City Settles False Arrest Case of Married Grandmother

New York has settled a case were a Brooklyn grandmother who was walking to a hospital after an asthma attack was arrested for prostitution. Monica Gonzalez, 41, will receive $35,000.

What is most striking about this story is that the arresting officer, Sean Spencer, has been accused of abuses in at least four lawsuits and the city has already paid $80,000 to victims in those cases.

There is also a question of false statements filed by Spencer. He reportedly reported that Gonzalez beckoned to three men in the park and that he was aware that she was a known prostitute who had been previously arrested for solicitation.
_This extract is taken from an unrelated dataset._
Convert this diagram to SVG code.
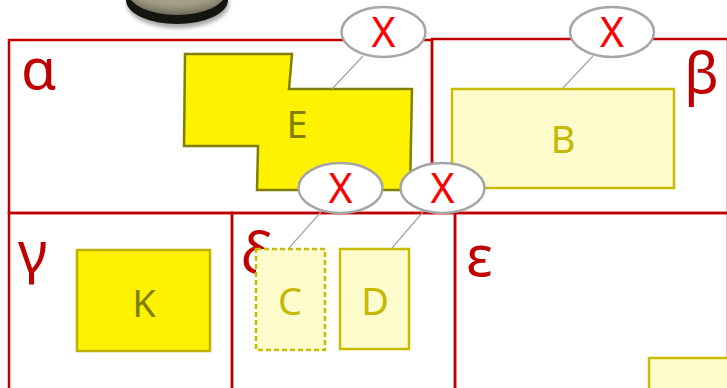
<svg xmlns="http://www.w3.org/2000/svg" width="727" height="388" viewBox="0 0 727 388">
<defs>
<style>
.frame{fill:none;stroke:#C00000;stroke-width:2.5}
.greek{font-family:"Noto Sans","DejaVu Sans",sans-serif;font-size:57px;fill:#C00000}
.lbl{font-family:"Noto Sans","Open Sans",sans-serif;font-size:38px;text-anchor:middle}
.dark{fill:#7F7F00}
.light{fill:#C4B800}
.yel{fill:#FFF200;stroke:#BDB000;stroke-width:2.5}
.pale{fill:#FEFBCC;stroke:#C8BC00;stroke-width:2.5}
.bubble{fill:#FFFFFF;stroke:#A6A6A6;stroke-width:2.5}
.x{font-family:"Noto Sans","Open Sans",sans-serif;font-size:41px;fill:#FF0000;text-anchor:middle}
.lead{stroke:#A6A6A6;stroke-width:1.2;fill:none}
</style>
<radialGradient id="coin" cx="0.5" cy="0.3" r="0.7">
<stop offset="0" stop-color="#B4B096"/>
<stop offset="0.7" stop-color="#A09C84"/>
<stop offset="1" stop-color="#6E6C5C"/>
</radialGradient>
<filter id="blur" x="-20%" y="-50%" width="140%" height="200%"><feGaussianBlur stdDeviation="2"/></filter>
</defs>
<rect width="727" height="388" fill="#FFFFFF"/>
<g id="coin-image">
<ellipse cx="178" cy="4" rx="51" ry="24" fill="#000" opacity="0.35" filter="url(#blur)"/>
<ellipse cx="177" cy="0" rx="51" ry="24" fill="#151510"/>
<ellipse cx="177" cy="-8" rx="49" ry="23" fill="url(#coin)"/>
</g>
<g id="regions">
<g id="alpha"><rect class="frame" x="9" y="40" width="423" height="173"/><text class="greek" x="21" y="89">α</text></g>
<g id="beta"><rect class="frame" x="432" y="39" width="296" height="174"/><text class="greek" x="684" y="93">β</text></g>
<g id="gamma"><rect class="frame" x="9" y="213" width="223" height="180"/><text class="greek" x="18" y="272">γ</text></g>
<g id="delta"><rect class="frame" x="232" y="213" width="223" height="180"/><text class="greek" x="241" y="273">δ</text></g>
<g id="epsilon"><rect class="frame" x="455" y="213" width="273" height="180"/><text class="greek" x="466" y="276">ε</text></g>
</g>
<g id="E"><polygon fill="#FFF200" stroke="#7F7F00" stroke-width="2.5" points="185,54 292,54 289,89 412,89 410,190 257,190 258,146 184,146"/><text class="lbl dark" x="297" y="138">E</text></g>
<g id="B"><rect class="pale" x="452" y="89" width="222" height="99"/><text class="lbl light" x="563" y="153">B</text></g>
<g id="K"><rect class="yel" x="77" y="250" width="133" height="101"/><text class="lbl dark" x="144" y="317">K</text></g>
<g id="C"><rect class="pale" x="256" y="249" width="69" height="101" stroke-dasharray="5,3"/><text class="lbl light" x="290" y="315">C</text></g>
<g id="D"><rect class="pale" x="340" y="249" width="69" height="100"/><text class="lbl light" x="375" y="315">D</text></g>
<g id="F"><rect class="pale" x="649" y="358" width="90" height="40"/></g>
<g id="connectors">
<line class="lead" x1="363" y1="56" x2="332" y2="89"/>
<line class="lead" x1="593" y1="56" x2="562" y2="89"/>
<line class="lead" x1="321" y1="212" x2="289" y2="248"/>
<line class="lead" x1="423" y1="212" x2="392" y2="248"/>
</g>
<g id="callout1"><ellipse class="bubble" cx="383.5" cy="32" rx="42" ry="25"/><text class="x" x="383.5" y="47">X</text></g>
<g id="callout2"><ellipse class="bubble" cx="612" cy="32" rx="42" ry="25"/><text class="x" x="612" y="47">X</text></g>
<g id="callout3"><ellipse class="bubble" cx="340.5" cy="188" rx="42" ry="25"/><text class="x" x="340.5" y="203">X</text></g>
<g id="callout4"><ellipse class="bubble" cx="442.5" cy="188" rx="42" ry="25"/><text class="x" x="442.5" y="203">X</text></g>
</svg>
She had never been arrested on prostitution charges.

I view $35,000 as a tad low for such an abusive arrest, but I am unfamiliar with the range of prior such awards for Brooklyn.

For the full story, click here.

64 thoughts on “City Settles False Arrest Case of Married Grandmother”

  1. Commenters: What does the grandmother’s age have to do with anything? For the sake of argument, say she got married at 19 or 20 and had a little girl who grew up, got married at 19 or 20 and had a little girl. A young grandma. There was a time not too long ago when women did marry before they were 25 and have children before they were 40.

  2. What if your father married your sister, then divorced her, came out of the closet and married your cousin Billybob. Could they all still go cross border shopping?

  3. Speaking of evolution,

    “With respect to evolution and culture, here’s a case in point: Harmful mutations are often recessive, and so both parents must pass on the gene in order for the disease to show up in offspring. And while natural selection has supported outbreeding (breeding with people other than close relatives), culture hasn’t always followed suit. Across the globe, about 10 percent of spouses are second cousins or closer, the researchers say, with the prevalence ranging from 1 percent to 50 percent in different cultures.
    The inbreeding can cause recessive genes that should only have a small effect on mortality to have a much larger impact.” [emphasis added]

    That sure explains the Bush family.

    From: Ongoing Evolution May Explain Mysterious Rise in Diseases

    http://news.yahoo.com/s/livescience/20100111/sc_livescience/ongoingevolutionmayexplainmysteriousriseindiseases

  4. “Because the way its worded it is ambiguous therefore leaves room to wiggle.”

    No, there’s no ambiguity in the answer and there are not multiple answers.